The net result: fewer shutdowns, lower maintenance time, and more predictable performance for a part that is only one element in the whole pump, but critical to its reliability.
FAQ – Custom silicon carbide parts
Q1: How much design detail do I need before contacting a supplier?
A: A basic sketch with key dimensions, plus operating conditions and failure history, is enough to start. You do not need a perfect 3D model on day one; in fact, getting feedback before you lock the design can save time and cost.
Q2: How long does it usually take to go from concept to first prototypes?
A: It depends on complexity and tooling. Simple custom rings or plates can often reach prototype stage in a few weeks, while large or highly complex parts that require special tooling can take longer. Good information and quick design decisions are the main time-savers.
Q3: Are custom SiC parts always more expensive than standard parts?

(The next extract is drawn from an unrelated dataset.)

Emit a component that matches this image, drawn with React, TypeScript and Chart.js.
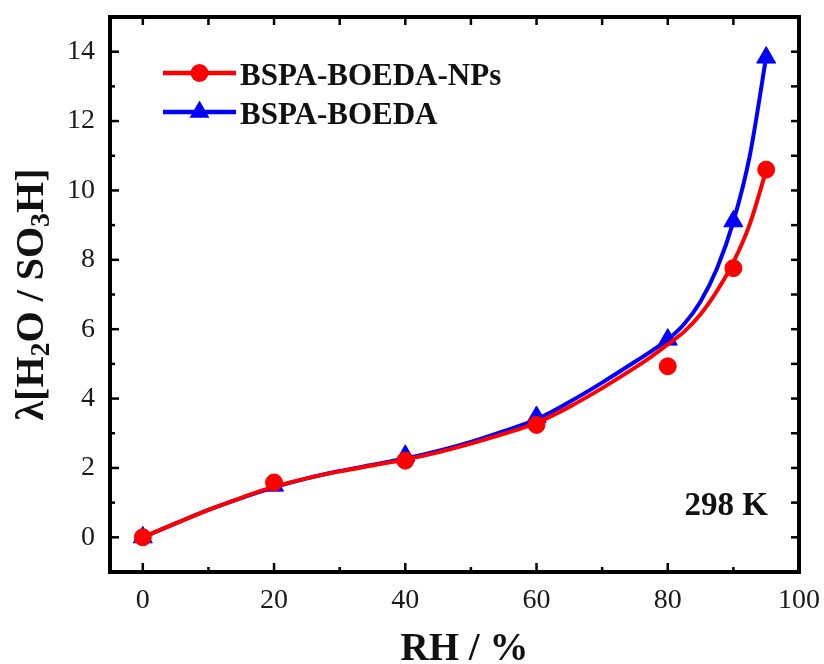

A: Unit price is higher than catalog items, but total cost per operating hour is often lower if the custom design significantly extends life or reduces failures. For critical points in the system, custom SiC can be the most economical choice.
Q4: Can I reuse my metal part drawing without changes?
A: Usually not. Ceramics and metals behave very differently. Sharp corners, thin sections, and clamping methods that are safe for metals can cause problems in SiC. Always allow the supplier to adapt the design for ceramic behaviour.
Q5: How many prototypes should I plan for?
A: Plan for at least one iteration, sometimes two. The first prototype validates feasibility; the second locks in refinements from field feedback. Complex or highly stressed parts may need more iteration, but a structured process keeps this under control.